Hammering business confidence for most of 2019, the US-China trade deal finally seems to provide some clarity. Most economists have factored in some kind of phase-one agreement, followed by stability as markets and companies regain confidence. At the very least, an agreement would calm down predictions of dire scenarios which were contemplated just months ago. Still, the phase one deal leaves some complicated issues unresolved. This leaves an open door for further clashes between the world’s two largest economies as Trump approaches reelection season in November.
US Federal Reserve Chairman Jerome Powell has left no doubt that interest rates are on a prolonged hold, saying the current stance “likely will remain appropriate” unless the Fed’s favorable outlook for the economy sees a need for reassessment. Policy makers kept interest rates steady at 1.5%-1.75% in their last meeting following three consecutive cuts.
FX markets and equities
On the FX front, the dollar index traded in a narrow range this week as thin trading was the main theme in FX markets. Nevertheless, as the holiday’s ended on Friday, the dollar index dipped to one week low of 97.264 as the euro surged to 2-week high of 1.1188.
Equities globally had a great run this year, with tech rallies being the leader as Nadaq posted a yearto-date gain of 36 percent followed by the S&P 500 by 29.24 percent and Dow Jones 22.69 percent. European stocks also had a similar move with Euro Stoxx 50 increased by 26.06 percent while the FTSE 100 of the UK had the least amongst developed markets with political uncertainties throughout 2019 had a modest 13.82 percent gain.
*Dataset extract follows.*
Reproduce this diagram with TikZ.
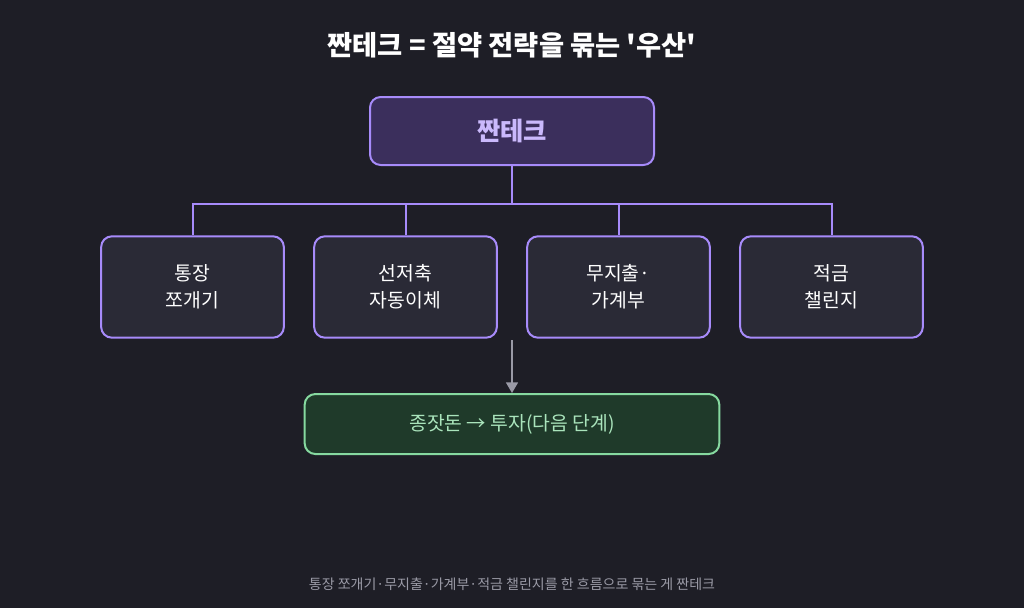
\documentclass[tikz,border=0pt]{standalone}
\usepackage{fontspec}
\setmainfont{Noto Sans CJK KR}
\newfontfamily\plainkr{Noto Sans CJK KR}
\usetikzlibrary{positioning,arrows.meta}
\definecolor{bgc}{HTML}{1E1E26}
\definecolor{purp}{HTML}{A78BFA}
\definecolor{topfill}{HTML}{3B2F5C}
\definecolor{boxfill}{HTML}{2A2A36}
\definecolor{grn}{HTML}{86D9A0}
\definecolor{grnfill}{HTML}{1F3A2A}
\definecolor{linec}{HTML}{9A9AA6}
\tikzset{
 leafbox/.style={draw=purp, line width=1.5pt, fill=boxfill, rounded corners=8pt,
   minimum width=137pt, minimum height=76pt, text=white, font=\fontsize{14.5}{20}\selectfont, align=center},
 link/.style={purp, line width=1.5pt}
}
\begin{document}
\begin{tikzpicture}[x=0.75pt,y=-0.75pt]
 \fill[bgc] (0,0) rectangle (1024,608);
 \useasboundingbox (0,0) rectangle (1024,608);
 \node[text=white, font=\plainkr\fontsize{20.5}{24}\selectfont\bfseries] (title) at (512,45) {짠테크 = 절약 전략을 묶는 '우산'};
 \node[draw=purp, line width=1.5pt, fill=topfill, rounded corners=8pt, minimum width=213pt, minimum height=51pt,
   text=purp!60!white, font=\fontsize{19}{22}\selectfont\bfseries] (root) at (512,131) {짠테크};
 \node[leafbox] (b1) at (192.5,287) {통장\\쪼개기};
 \node[leafbox] (b2) at (405.5,287) {선저축\\자동이체};
 \node[leafbox] (b3) at (618.5,287) {무지출·\\가계부};
 \node[leafbox] (b4) at (831.5,287) {적금\\챌린지};
 \coordinate (hub) at (512,204);
 \draw[link] (root.south) -- (hub);
 \draw[link] (b1.north) |- (hub) -| (b4.north);
 \draw[link] (b2.north) -- (b2.north |- hub);
 \draw[link] (b3.north) -- (b3.north |- hub);
 \node[draw=grn, line width=1.5pt, fill=grnfill, rounded corners=8pt, minimum width=311pt, minimum height=45pt,
   text=grn!70!white, font=\fontsize{14.5}{18}\selectfont] (seed) at (512,424) {종잣돈 → 투자(다음 단계)};
 \coordinate (arrtop) at (512,340);
 \draw[linec, line width=1.2pt, -{Triangle[length=8pt,width=9pt]}] (arrtop) -- (seed.north);
 \node[text=linec, font=\fontsize{10.5}{12}\selectfont] (foot) at (512,584) {통장 쪼개기·무지출·가계부·적금 챌린지를 한 흐름으로 묶는 게 짠테크};
\end{tikzpicture}
\end{document}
ECB to stay on hold in 2020
The European Central Bank, with its newly appointed President Christine Lagarde, has pledged to step up stimulus again if needed. Policy makers are continuously pointing to detrimental side effects of the ECB’s negative deposit, such as squeezed bank profitability and risks to financial stability. Moving forward, major expectations are for rates to stay on hold and QE to continue through the whole of 2020 and even beyond. Following the trend of major central banks, the Central Bank may be tested again if the economy falters under trade uncertainties or the bloc’s manufacturing meltdown fails to improve and spills into the services sector.
Will the UK finally exit the EU in 2020? The UK’s exit from the EU has now dragged on for more than three years, and the possibility for fresh uncertainty may emerge. Prime Minister Boris Johnson secured a sweeping election victory for his Conservative Party, meaning Britain is now set to leave the EU on January 31st. Following the January deadline, the transition period begins and is meant to conclude by the end of 2020 where the UK will officially leave the EU’s framework and become truly independent. PM Johnson passed a Withdrawal Agreement Bill which makes it unlawful for the government to extend talks beyond December 2020. This leaves the UK back where it started, with fears of a hard-Brexit resurfacing. The fact that the UK Parliament finally passed the deal should have been considered positive if it were not for Johnson claiming he will deliver at any cost. The GBP/USD pair has traded in extremely volatile nature nearing the end of this year, reaching a high of 1.3514 followed by a steep drop to a low of 1.2894 just within December.
Kuwaiti dinar USD/KWD opened at 0.30315 yesterday morning.